Copy out the listing that follows, exact in every word, and skip the images.

| Dataset |
== == ==
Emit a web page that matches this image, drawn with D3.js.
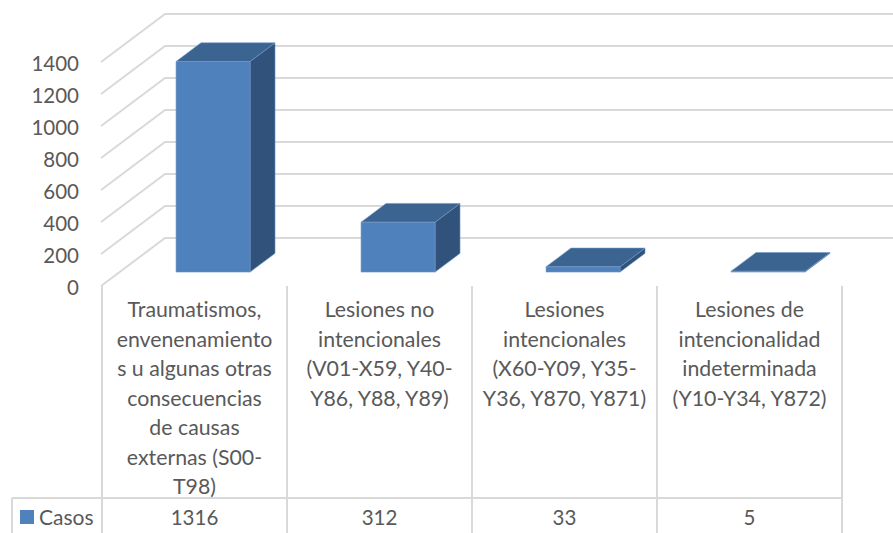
<!DOCTYPE html>
<html><head><meta charset="utf-8">
<style>html,body{margin:0;padding:0;background:#fff}svg{display:block}text{font-family:Lato,"Open Sans",sans-serif;fill:#595959;font-variant-ligatures:none}</style>
<script src="https://cdn.jsdelivr.net/npm/d3@7"></script></head><body>
<svg id="c" width="893" height="533"></svg>
<script>
const categories = ["Traumatismos","Lesiones no intencionales","Lesiones intencionales","Lesiones de intencionalidad indeterminada"];
const categoryLines = [
 ["Traumatismos,","envenenamiento","s u algunas otras","consecuencias","de causas","externas (S00-","T98)"],
 ["Lesiones no","intencionales","(V01-X59, Y40-","Y86, Y88, Y89)"],
 ["Lesiones","intencionales","(X60-Y09, Y35-","Y36, Y870, Y871)"],
 ["Lesiones de","intencionalidad","indeterminada","(Y10-Y34, Y872)"]];
const casos = [1316,312,33,5];
const seriesName = "Casos";
const yTicks = [0,200,400,600,800,1000,1200,1400];

const numSize = 20.5, labelSize = 21.3;
const svg = d3.select("#c");
const x = d3.scaleBand().domain(categories).range([102,842]);
const y = d3.scaleLinear().domain([0,1400]).range([286,62]);
const depthX = d3.scaleLinear().domain([0,1]).range([0,64]);
const depthY = d3.scaleLinear().domain([0,1]).range([0,-48]);
const grid = "#d9d9d9";

// walls
yTicks.forEach(t=>{
  svg.append("path").attr("fill","none").attr("stroke",grid).attr("stroke-width",2)
    .attr("d",d3.line()([[101,y(t)],[101+depthX(1),y(t)+depthY(1)],[893,y(t)+depthY(1)]]));
});

// table rules
const rule=(x1,y1,x2,y2)=>svg.append("line").attr("x1",x1).attr("y1",y1).attr("x2",x2).attr("y2",y2).attr("stroke",grid).attr("stroke-width",2);
rule(12,498,842,498); rule(12,498,12,533);
categories.forEach(c=>rule(x(c),286,x(c),533));
rule(842,286,842,533);

// bars
const zFront=.29, zBack=.68, barW=x.bandwidth()*.4;
categories.forEach((c,i)=>{
  const v=casos[i];
  const l=x(c)+x.bandwidth()/2-barW/2+depthX(zFront), r=l+barW;
  const b=y(0)+depthY(zFront), t=b-(y(0)-y(v));
  const dx=depthX(zBack-zFront), dy=depthY(zBack-zFront);
  const g=svg.append("g");
  const poly=(pts,f)=>g.append("path").attr("d",d3.line()(pts)+"Z").attr("fill",f).attr("stroke","#6f97c8").attr("stroke-width",.6).attr("stroke-linejoin","round");
  poly([[r,b],[r+dx,b+dy],[r+dx,t+dy],[r,t]],"#31527b");
  poly([[l,t],[r,t],[r+dx,t+dy],[l+dx,t+dy]],"#3c6491");
  poly([[l,b],[r,b],[r,t],[l,t]],"#4f81bd");
});

// value axis
const ax=svg.append("g").attr("transform","translate(79,1.5)")
  .call(d3.axisLeft(y).tickValues(yTicks).tickSize(0).tickPadding(0).tickFormat(d3.format("d")));
ax.select(".domain").remove();
ax.selectAll("text").style("font-family",'Lato,"Open Sans",sans-serif').style("font-size",numSize+"px").style("fill","#595959");

// category labels
categories.forEach((c,i)=>{
  const cx=x(c)+x.bandwidth()/2;
  const tx=svg.append("text").attr("text-anchor","middle").style("font-size",labelSize+"px");
  categoryLines[i].forEach((ln,j)=>tx.append("tspan").attr("x",cx).attr("y",317+j*29.5).text(ln));
  svg.append("text").attr("text-anchor","middle").attr("x",cx).attr("y",525).style("font-size",numSize+"px").text(casos[i]);
});

// legend key
svg.append("rect").attr("x",20).attr("y",510).attr("width",14).attr("height",14).attr("fill","#4f81bd");
svg.append("text").attr("x",39).attr("y",524.5).style("font-size","21px").text(seriesName);
</script></body></html>
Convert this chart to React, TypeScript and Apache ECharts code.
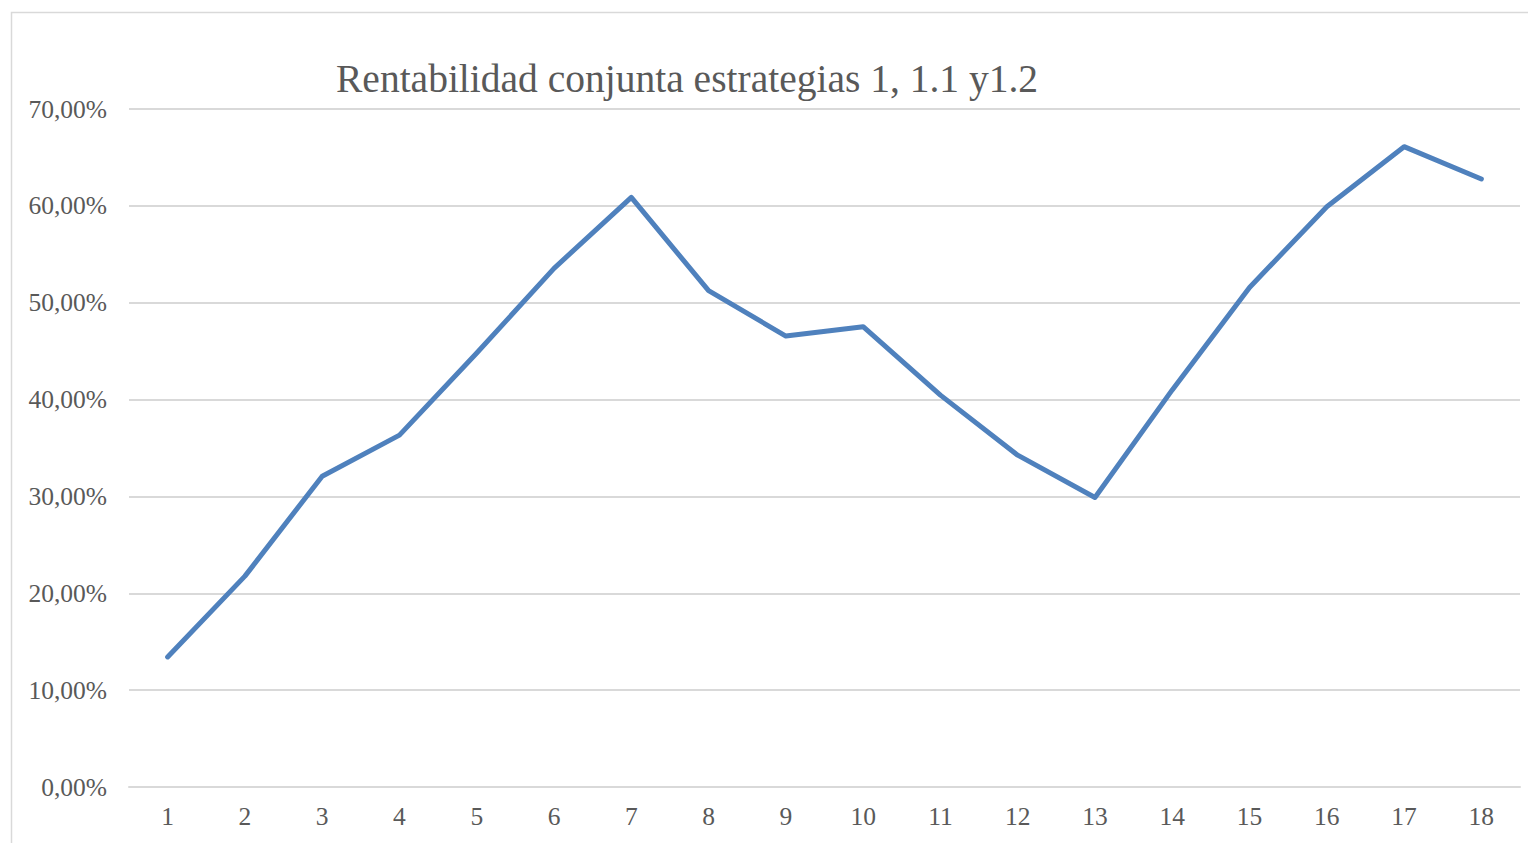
import React, { useEffect, useRef } from "react";
import * as echarts from "echarts";

const titleText = "Rentabilidad conjunta estrategias 1, 1.1 y1.2";
const categories = ["1", "2", "3", "4", "5", "6", "7", "8", "9", "10", "11", "12", "13", "14", "15", "16", "17", "18"];
const values = [13.43, 21.77, 32.09, 36.33, 44.8, 53.55, 60.88, 51.24, 46.56, 47.52, 40.46, 34.26, 29.89, 41.0, 51.58, 59.91, 66.11, 62.77];
const yTicks = { min: 0, max: 70, interval: 10 };

const FONT = "Liberation Serif";
const TXT = "#595959";

export default function App() {
  const ref = useRef<HTMLDivElement>(null);
  useEffect(() => {
    document.body.style.margin = "0";
    const chart = echarts.init(ref.current!, null, { renderer: "svg" });
    chart.setOption({
      animation: false,
      backgroundColor: "#ffffff",
      title: {
        text: titleText,
        left: 331,
        top: 54,
        textStyle: { fontFamily: FONT, fontSize: 39.5, fontWeight: "normal", color: TXT },
      },
      graphic: [
        {
          type: "rect",
          shape: { x: 11.5, y: 12.5, width: 1540, height: 850 },
          style: { fill: "none", stroke: "#d9d9d9", lineWidth: 1.5 },
          silent: true,
        },
      ],
      grid: { left: 129, right: 8, top: 109, bottom: 56 },
      xAxis: {
        type: "category",
        data: categories,
        boundaryGap: true,
        axisLine: { show: true, lineStyle: { color: "#d9d9d9", width: 2 } },
        axisTick: { show: false },
        axisLabel: { fontFamily: FONT, fontSize: 25.5, color: TXT, margin: 16 },
      },
      yAxis: {
        type: "value",
        min: yTicks.min,
        max: yTicks.max,
        interval: yTicks.interval,
        axisLine: { show: false },
        axisTick: { show: false },
        splitLine: { lineStyle: { color: "#d9d9d9", width: 2 } },
        axisLabel: {
          fontFamily: FONT,
          fontSize: 25.5,
          color: TXT,
          margin: 22,
          formatter: (v: number) => v.toFixed(2).replace(".", ",") + "%",
        },
      },
      series: [
        {
          type: "line",
          data: values,
          showSymbol: false,
          symbol: "none",
          lineStyle: { color: "#4F81BD", width: 5, cap: "round", join: "round" },
        },
      ],
    });
    return () => chart.dispose();
  }, []);
  return <div ref={ref} style={{ width: 1528, height: 843 }} />;
}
== == ==
| Full response |
Emit a web page that matches this image, drawn with D3.js.
<!DOCTYPE html>
<html><head><meta charset="utf-8">
<style>html,body{margin:0;padding:0;background:#fff}svg{display:block}text{font-family:Lato,"Open Sans",sans-serif;fill:#595959;font-variant-ligatures:none}</style>
<script src="https://cdn.jsdelivr.net/npm/d3@7"></script></head><body>
<svg id="c" width="893" height="533"></svg>
<script>
const categories = ["Traumatismos","Lesiones no intencionales","Lesiones intencionales","Lesiones de intencionalidad indeterminada"];
const categoryLines = [
 ["Traumatismos,","envenenamiento","s u algunas otras","consecuencias","de causas","externas (S00-","T98)"],
 ["Lesiones no","intencionales","(V01-X59, Y40-","Y86, Y88, Y89)"],
 ["Lesiones","intencionales","(X60-Y09, Y35-","Y36, Y870, Y871)"],
 ["Lesiones de","intencionalidad","indeterminada","(Y10-Y34, Y872)"]];
const casos = [1316,312,33,5];
const seriesName = "Casos";
const yTicks = [0,200,400,600,800,1000,1200,1400];

const numSize = 20.5, labelSize = 21.3;
const svg = d3.select("#c");
const x = d3.scaleBand().domain(categories).range([102,842]);
const y = d3.scaleLinear().domain([0,1400]).range([286,62]);
const depthX = d3.scaleLinear().domain([0,1]).range([0,64]);
const depthY = d3.scaleLinear().domain([0,1]).range([0,-48]);
const grid = "#d9d9d9";

// walls
yTicks.forEach(t=>{
  svg.append("path").attr("fill","none").attr("stroke",grid).attr("stroke-width",2)
    .attr("d",d3.line()([[101,y(t)],[101+depthX(1),y(t)+depthY(1)],[893,y(t)+depthY(1)]]));
});

// table rules
const rule=(x1,y1,x2,y2)=>svg.append("line").attr("x1",x1).attr("y1",y1).attr("x2",x2).attr("y2",y2).attr("stroke",grid).attr("stroke-width",2);
rule(12,498,842,498); rule(12,498,12,533);
categories.forEach(c=>rule(x(c),286,x(c),533));
rule(842,286,842,533);

// bars
const zFront=.29, zBack=.68, barW=x.bandwidth()*.4;
categories.forEach((c,i)=>{
  const v=casos[i];
  const l=x(c)+x.bandwidth()/2-barW/2+depthX(zFront), r=l+barW;
  const b=y(0)+depthY(zFront), t=b-(y(0)-y(v));
  const dx=depthX(zBack-zFront), dy=depthY(zBack-zFront);
  const g=svg.append("g");
  const poly=(pts,f)=>g.append("path").attr("d",d3.line()(pts)+"Z").attr("fill",f).attr("stroke","#6f97c8").attr("stroke-width",.6).attr("stroke-linejoin","round");
  poly([[r,b],[r+dx,b+dy],[r+dx,t+dy],[r,t]],"#31527b");
  poly([[l,t],[r,t],[r+dx,t+dy],[l+dx,t+dy]],"#3c6491");
  poly([[l,b],[r,b],[r,t],[l,t]],"#4f81bd");
});

// value axis
const ax=svg.append("g").attr("transform","translate(79,1.5)")
  .call(d3.axisLeft(y).tickValues(yTicks).tickSize(0).tickPadding(0).tickFormat(d3.format("d")));
ax.select(".domain").remove();
ax.selectAll("text").style("font-family",'Lato,"Open Sans",sans-serif').style("font-size",numSize+"px").style("fill","#595959");

// category labels
categories.forEach((c,i)=>{
  const cx=x(c)+x.bandwidth()/2;
  const tx=svg.append("text").attr("text-anchor","middle").style("font-size",labelSize+"px");
  categoryLines[i].forEach((ln,j)=>tx.append("tspan").attr("x",cx).attr("y",317+j*29.5).text(ln));
  svg.append("text").attr("text-anchor","middle").attr("x",cx).attr("y",525).style("font-size",numSize+"px").text(casos[i]);
});

// legend key
svg.append("rect").attr("x",20).attr("y",510).attr("width",14).attr("height",14).attr("fill","#4f81bd");
svg.append("text").attr("x",39).attr("y",524.5).style("font-size","21px").text(seriesName);
</script></body></html>
Convert this chart to React, TypeScript and Apache ECharts code.
import React, { useEffect, useRef } from "react";
import * as echarts from "echarts";

const titleText = "Rentabilidad conjunta estrategias 1, 1.1 y1.2";
const categories = ["1", "2", "3", "4", "5", "6", "7", "8", "9", "10", "11", "12", "13", "14", "15", "16", "17", "18"];
const values = [13.43, 21.77, 32.09, 36.33, 44.8, 53.55, 60.88, 51.24, 46.56, 47.52, 40.46, 34.26, 29.89, 41.0, 51.58, 59.91, 66.11, 62.77];
const yTicks = { min: 0, max: 70, interval: 10 };

const FONT = "Liberation Serif";
const TXT = "#595959";

export default function App() {
  const ref = useRef<HTMLDivElement>(null);
  useEffect(() => {
    document.body.style.margin = "0";
    const chart = echarts.init(ref.current!, null, { renderer: "svg" });
    chart.setOption({
      animation: false,
      backgroundColor: "#ffffff",
      title: {
        text: titleText,
        left: 331,
        top: 54,
        textStyle: { fontFamily: FONT, fontSize: 39.5, fontWeight: "normal", color: TXT },
      },
      graphic: [
        {
          type: "rect",
          shape: { x: 11.5, y: 12.5, width: 1540, height: 850 },
          style: { fill: "none", stroke: "#d9d9d9", lineWidth: 1.5 },
          silent: true,
        },
      ],
      grid: { left: 129, right: 8, top: 109, bottom: 56 },
      xAxis: {
        type: "category",
        data: categories,
        boundaryGap: true,
        axisLine: { show: true, lineStyle: { color: "#d9d9d9", width: 2 } },
        axisTick: { show: false },
        axisLabel: { fontFamily: FONT, fontSize: 25.5, color: TXT, margin: 16 },
      },
      yAxis: {
        type: "value",
        min: yTicks.min,
        max: yTicks.max,
        interval: yTicks.interval,
        axisLine: { show: false },
        axisTick: { show: false },
        splitLine: { lineStyle: { color: "#d9d9d9", width: 2 } },
        axisLabel: {
          fontFamily: FONT,
          fontSize: 25.5,
          color: TXT,
          margin: 22,
          formatter: (v: number) => v.toFixed(2).replace(".", ",") + "%",
        },
      },
      series: [
        {
          type: "line",
          data: values,
          showSymbol: false,
          symbol: "none",
          lineStyle: { color: "#4F81BD", width: 5, cap: "round", join: "round" },
        },
      ],
    });
    return () => chart.dispose();
  }, []);
  return <div ref={ref} style={{ width: 1528, height: 843 }} />;
}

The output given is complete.